Emily Rose (b. Boston, MA 1994) is a Puerto Rican-American, interdisciplinary multimedia artist. Her work addresses the legacy of colonialism and its impact on the Caribbean diaspora, particularly the effects of ancestral trauma. She focuses on identity, memory, home, and healing through research, visual art, and performance. She explores how identities are formed, rejected, and erased to build a sense of belonging and community. Repurposing associated objects of memory and family photographs, she evokes one’s imagination, senses, connections, and healing. As part of her artistic practice, she revisits physical and metaphorical spaces through collective memories and dreams as a medium to remember the past, present, and forgotten parts of ourselves.

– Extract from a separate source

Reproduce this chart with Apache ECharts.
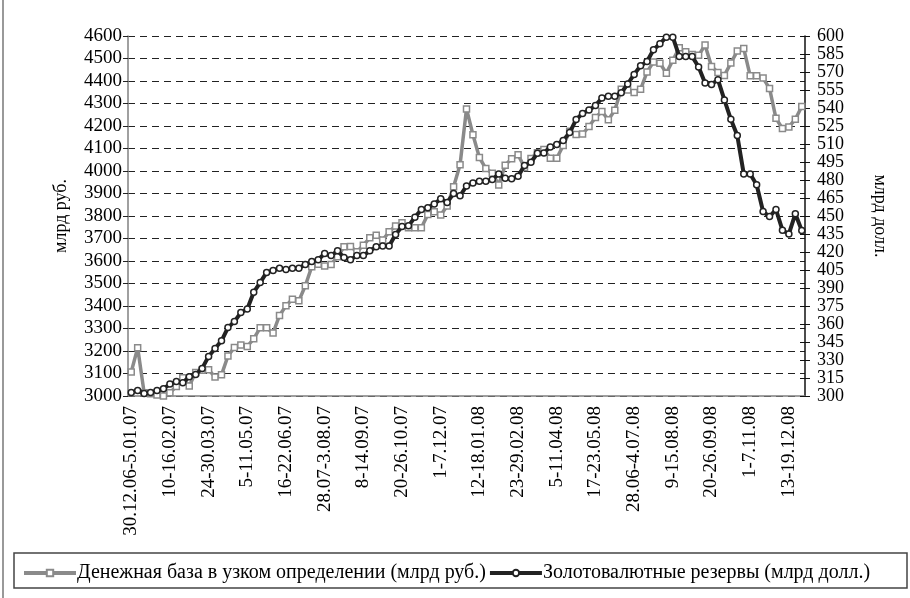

Awarded the 2023 ACTivate residency at the Boston Center for the Arts, Emily Rose exhibited her first iteration of El Salón: Reimagining Self-love, Rituals, and Healing in the Kitchen in the historical Cyclorama. She is a recipient of the Edward Mitchell Bannister National Exhibition: Celebrating BIPOC Artists, Award of Merit (2023) and the Copley Society of Art National Show: Crossing Borders grant (2022). She graduated from the Boston Arts High School, Boston, MA as a Visual Arts major in 2014. In addition, Emily Rose was nominated to participate in The Oxbow School (OS28) in Napa, California in 2013. A forthcoming group exhibition of her work will be organized at The Beacon Gallery, Boston, (2023). Group Exhibitions of her work have been organized at Kathryn Schultz Gallery, Cambridge, MA (2023), The Dodge House Gallery, Rhode Island, (2023), Scollay Square Gallery, Boston, MA (2022), Copley Society of Art, Boston, MA (2022), Alchemy + Art, Amesbury, MA (2022), The Umbrella Arts Center, Concord, MA (2022), Dorchester Studios, Boston, MA (2015); Boston Arts Academy, Boston, MA (2010-2014;2022); The Oxbow School, Napa, CA (2013); The Urbano Project, Boston, MA (2012; 2022;2023), and Youth Design, Boston, MA (2012). Lives and works in Boston, MA.

Artist Statement

I am an artist because art is medicine. I use art to address the legacy of colonialism and its impact within the Caribbean diaspora, particularly the effects of ancestral trauma. My artistic practice is continuously informed by research and oral stories, which help me learn more about my family, culture, and history. I work in a wide range of mediums to help capture words and emotions that cannot be expressed with traditional tools. My paintings and mixed-media work emulate the power of memory and storytelling to invoke one’s imagination, senses, magic, reality, and healing. I experiment with new and unconventional materials to uplift stories, people, places, and events. My work uses a range of colors, unconventional materials, such as coconut husk, shells, and tropical fruit, hidden symbols, and patterns to allow the audience to connect and create their own story of each piece. When selecting fabrics, photos, and beads for my projects, I consciously choose different shapes, colors, and textures to help create space for healing, connection, and a sense of belonging.